Flow batteries and compressed air technologies have had the most commercial success so far, which could help ensure further cost reductions in the future, says the report.

 

BNEF expects the typical time it takes for energy storage assets to discharge or charge will increase as the technology displaces fossil fuel generators and is used to address the intermittent sources of renewable power. LDES technologies can add more energy storage without requiring more power conversion capacity, so they are seen as a contender to Li-ion batteries. Still, LDES costs are unlikely to fall as fast as those of Li-ion batteries this decade, as Li-ion batteries are extensively used in both the transport and power sectors.

 

Currently, China leads the way on cost-effectiveness for established technologies like compressed air energy storage, flow batteries and thermal energy storage. The average capex in non-Chinese markets is 68% higher for compressed air storage, 66% higher for flow batteries and 54% higher for thermal energy storage, according to BNEF.

 

Yiyi Zhou, BloombergNEF’s Clean Energy Specialist and co-author of the report, explains: ‘The significant cost disparity is largely due to China’s far greater adoption of LDES technologies.

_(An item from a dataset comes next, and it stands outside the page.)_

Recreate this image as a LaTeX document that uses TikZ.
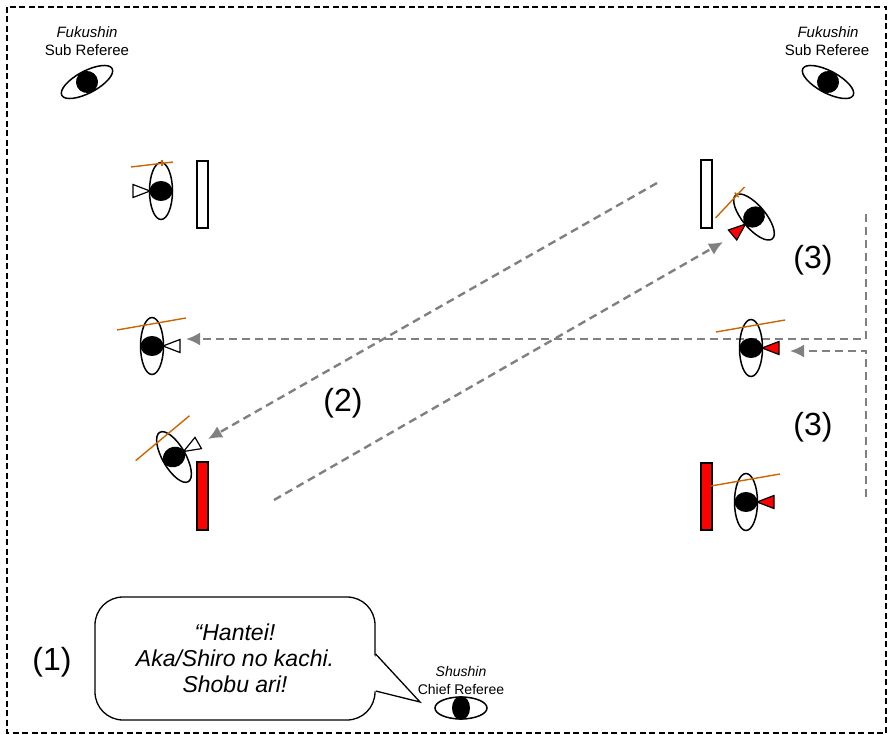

While other nations are still in the early stages of commercialising LDES technologies, China is already developing gigawatt-hour scale projects, driven by favourable policies. This is particularly true for compressed-air energy storage and flow batteries, where China has set new project size records in the past two years.’

 

However, despite China’s lower costs, LDES technologies may struggle to compete with Li-ion batteries produced in the country, which are the cheapest in the world. Only a few LDES technologies, like natural cavern-based compressed air storage, can outcompete Li-ion batteries in terms of per-unit capital costs today.

 

LDES technologies have a better chance of competing with Li-ion batteries in non-Chinese markets, where the Li-ion batteries are more expensive, suggests BNEF.